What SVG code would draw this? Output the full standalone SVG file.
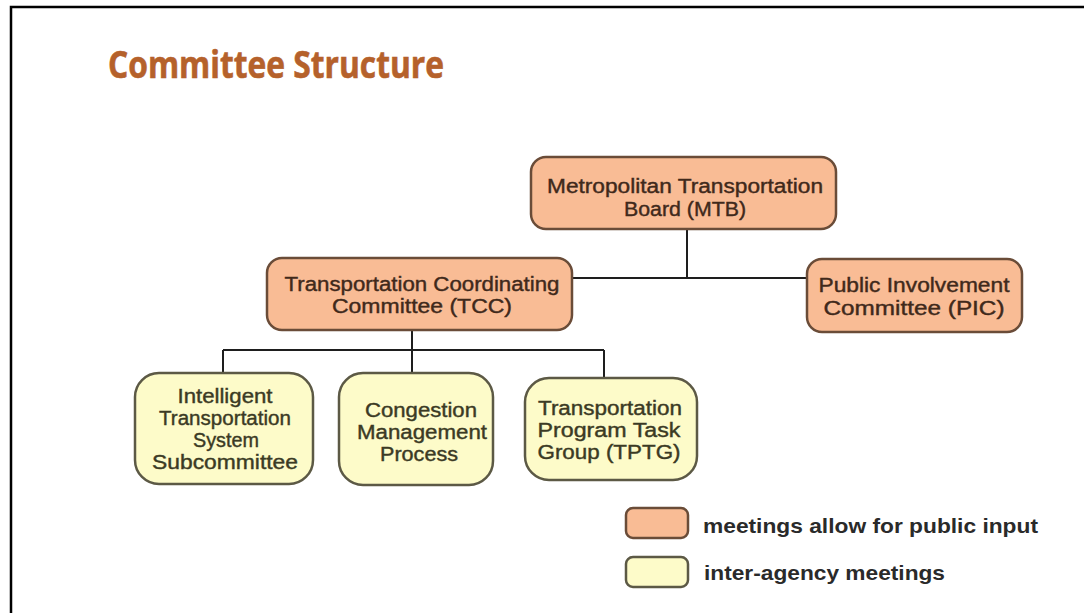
<svg xmlns="http://www.w3.org/2000/svg" width="1084" height="613" viewBox="0 0 1084 613">
  <style>
    .frame { stroke: #000; stroke-width: 2.5; fill: none; }
    .title { font-family: "Open Sans", "Liberation Sans", sans-serif; font-weight: 700; font-size: 37px; fill: #B5612B; stroke: #B5612B; stroke-width: 0.6; }
    .pub rect { fill: #F9BC95; stroke: #6A4C38; stroke-width: 2.5; }
    .agency rect { fill: #FDFBC9; stroke: #5C5945; stroke-width: 2.5; }
    .lbl { font-family: "Liberation Sans", Arial, sans-serif; font-size: 20px; text-anchor: middle; stroke-width: 0.4; }
    .pub .lbl { fill: #40291B; stroke: #40291B; }
    .agency .lbl { fill: #3B3A24; stroke: #3B3A24; }
    .wire { stroke: #1E1E1E; stroke-width: 2; fill: none; }
    .legend-text { font-family: "Liberation Sans", Arial, sans-serif; font-weight: 700; font-size: 21px; fill: #2A2A2A; }
  </style>

  <rect width="1084" height="613" fill="#FFFFFF"/>
  <path class="frame" d="M11 613 V7 H1084"/>

  <text class="title" x="108" y="78" textLength="336" lengthAdjust="spacingAndGlyphs">Committee Structure</text>

  <!-- connectors -->
  <g id="connectors">
    <path class="wire" d="M687 229 V278"/>
    <path class="wire" d="M572 278 H807"/>
    <path class="wire" d="M412 330 V350"/>
    <path class="wire" d="M223 350 H604"/>
    <path class="wire" d="M223 350 V373"/>
    <path class="wire" d="M412 350 V373"/>
    <path class="wire" d="M604 350 V378"/>
  </g>

  <g id="mtb" class="pub">
    <rect x="531" y="157" width="305" height="72" rx="15"/>
    <text class="lbl" x="685" y="193" textLength="276" lengthAdjust="spacingAndGlyphs">Metropolitan Transportation</text>
    <text class="lbl" x="685" y="216" textLength="122" lengthAdjust="spacingAndGlyphs">Board (MTB)</text>
  </g>

  <g id="tcc" class="pub">
    <rect x="267" y="258" width="305" height="72" rx="15"/>
    <text class="lbl" x="422" y="291" textLength="275" lengthAdjust="spacingAndGlyphs">Transportation Coordinating</text>
    <text class="lbl" x="422" y="313" textLength="180" lengthAdjust="spacingAndGlyphs">Committee (TCC)</text>
  </g>

  <g id="pic" class="pub">
    <rect x="807" y="259" width="215" height="73" rx="15"/>
    <text class="lbl" x="914" y="292" textLength="191" lengthAdjust="spacingAndGlyphs">Public Involvement</text>
    <text class="lbl" x="914" y="315" textLength="181" lengthAdjust="spacingAndGlyphs">Committee (PIC)</text>
  </g>

  <g id="its" class="agency">
    <rect x="135" y="373" width="178" height="111" rx="24"/>
    <text class="lbl" x="225" y="403" textLength="95" lengthAdjust="spacingAndGlyphs">Intelligent</text>
    <text class="lbl" x="225" y="425" textLength="132" lengthAdjust="spacingAndGlyphs">Transportation</text>
    <text class="lbl" x="226" y="447" textLength="66" lengthAdjust="spacingAndGlyphs">System</text>
    <text class="lbl" x="225" y="469" textLength="146" lengthAdjust="spacingAndGlyphs">Subcommittee</text>
  </g>

  <g id="cmp" class="agency">
    <rect x="339" y="373" width="154" height="112" rx="24"/>
    <text class="lbl" x="421" y="417" textLength="112" lengthAdjust="spacingAndGlyphs">Congestion</text>
    <text class="lbl" x="422" y="439" textLength="130" lengthAdjust="spacingAndGlyphs">Management</text>
    <text class="lbl" x="419" y="461" textLength="78" lengthAdjust="spacingAndGlyphs">Process</text>
  </g>

  <g id="tptg" class="agency">
    <rect x="525" y="378" width="172" height="102" rx="24"/>
    <text class="lbl" x="610" y="415" textLength="144" lengthAdjust="spacingAndGlyphs">Transportation</text>
    <text class="lbl" x="609" y="437" textLength="143" lengthAdjust="spacingAndGlyphs">Program Task</text>
    <text class="lbl" x="609" y="459" textLength="143" lengthAdjust="spacingAndGlyphs">Group (TPTG)</text>
  </g>

  <g id="legend">
    <g class="pub"><rect x="626" y="508" width="62" height="30" rx="7"/></g>
    <text class="legend-text" x="703" y="533" textLength="335" lengthAdjust="spacingAndGlyphs">meetings allow for public input</text>
    <g class="agency"><rect x="626" y="557" width="62" height="30" rx="7"/></g>
    <text class="legend-text" x="704" y="580" textLength="241" lengthAdjust="spacingAndGlyphs">inter-agency meetings</text>
  </g>
</svg>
================================
■ **Exercise**
Reproduce the listing word for word and omit its pictures.

■ **The solution**
What SVG code would draw this? Output the full standalone SVG file.
<svg xmlns="http://www.w3.org/2000/svg" width="1084" height="613" viewBox="0 0 1084 613">
  <style>
    .frame { stroke: #000; stroke-width: 2.5; fill: none; }
    .title { font-family: "Open Sans", "Liberation Sans", sans-serif; font-weight: 700; font-size: 37px; fill: #B5612B; stroke: #B5612B; stroke-width: 0.6; }
    .pub rect { fill: #F9BC95; stroke: #6A4C38; stroke-width: 2.5; }
    .agency rect { fill: #FDFBC9; stroke: #5C5945; stroke-width: 2.5; }
    .lbl { font-family: "Liberation Sans", Arial, sans-serif; font-size: 20px; text-anchor: middle; stroke-width: 0.4; }
    .pub .lbl { fill: #40291B; stroke: #40291B; }
    .agency .lbl { fill: #3B3A24; stroke: #3B3A24; }
    .wire { stroke: #1E1E1E; stroke-width: 2; fill: none; }
    .legend-text { font-family: "Liberation Sans", Arial, sans-serif; font-weight: 700; font-size: 21px; fill: #2A2A2A; }
  </style>

  <rect width="1084" height="613" fill="#FFFFFF"/>
  <path class="frame" d="M11 613 V7 H1084"/>

  <text class="title" x="108" y="78" textLength="336" lengthAdjust="spacingAndGlyphs">Committee Structure</text>

  <!-- connectors -->
  <g id="connectors">
    <path class="wire" d="M687 229 V278"/>
    <path class="wire" d="M572 278 H807"/>
    <path class="wire" d="M412 330 V350"/>
    <path class="wire" d="M223 350 H604"/>
    <path class="wire" d="M223 350 V373"/>
    <path class="wire" d="M412 350 V373"/>
    <path class="wire" d="M604 350 V378"/>
  </g>

  <g id="mtb" class="pub">
    <rect x="531" y="157" width="305" height="72" rx="15"/>
    <text class="lbl" x="685" y="193" textLength="276" lengthAdjust="spacingAndGlyphs">Metropolitan Transportation</text>
    <text class="lbl" x="685" y="216" textLength="122" lengthAdjust="spacingAndGlyphs">Board (MTB)</text>
  </g>

  <g id="tcc" class="pub">
    <rect x="267" y="258" width="305" height="72" rx="15"/>
    <text class="lbl" x="422" y="291" textLength="275" lengthAdjust="spacingAndGlyphs">Transportation Coordinating</text>
    <text class="lbl" x="422" y="313" textLength="180" lengthAdjust="spacingAndGlyphs">Committee (TCC)</text>
  </g>

  <g id="pic" class="pub">
    <rect x="807" y="259" width="215" height="73" rx="15"/>
    <text class="lbl" x="914" y="292" textLength="191" lengthAdjust="spacingAndGlyphs">Public Involvement</text>
    <text class="lbl" x="914" y="315" textLength="181" lengthAdjust="spacingAndGlyphs">Committee (PIC)</text>
  </g>

  <g id="its" class="agency">
    <rect x="135" y="373" width="178" height="111" rx="24"/>
    <text class="lbl" x="225" y="403" textLength="95" lengthAdjust="spacingAndGlyphs">Intelligent</text>
    <text class="lbl" x="225" y="425" textLength="132" lengthAdjust="spacingAndGlyphs">Transportation</text>
    <text class="lbl" x="226" y="447" textLength="66" lengthAdjust="spacingAndGlyphs">System</text>
    <text class="lbl" x="225" y="469" textLength="146" lengthAdjust="spacingAndGlyphs">Subcommittee</text>
  </g>

  <g id="cmp" class="agency">
    <rect x="339" y="373" width="154" height="112" rx="24"/>
    <text class="lbl" x="421" y="417" textLength="112" lengthAdjust="spacingAndGlyphs">Congestion</text>
    <text class="lbl" x="422" y="439" textLength="130" lengthAdjust="spacingAndGlyphs">Management</text>
    <text class="lbl" x="419" y="461" textLength="78" lengthAdjust="spacingAndGlyphs">Process</text>
  </g>

  <g id="tptg" class="agency">
    <rect x="525" y="378" width="172" height="102" rx="24"/>
    <text class="lbl" x="610" y="415" textLength="144" lengthAdjust="spacingAndGlyphs">Transportation</text>
    <text class="lbl" x="609" y="437" textLength="143" lengthAdjust="spacingAndGlyphs">Program Task</text>
    <text class="lbl" x="609" y="459" textLength="143" lengthAdjust="spacingAndGlyphs">Group (TPTG)</text>
  </g>

  <g id="legend">
    <g class="pub"><rect x="626" y="508" width="62" height="30" rx="7"/></g>
    <text class="legend-text" x="703" y="533" textLength="335" lengthAdjust="spacingAndGlyphs">meetings allow for public input</text>
    <g class="agency"><rect x="626" y="557" width="62" height="30" rx="7"/></g>
    <text class="legend-text" x="704" y="580" textLength="241" lengthAdjust="spacingAndGlyphs">inter-agency meetings</text>
  </g>
</svg>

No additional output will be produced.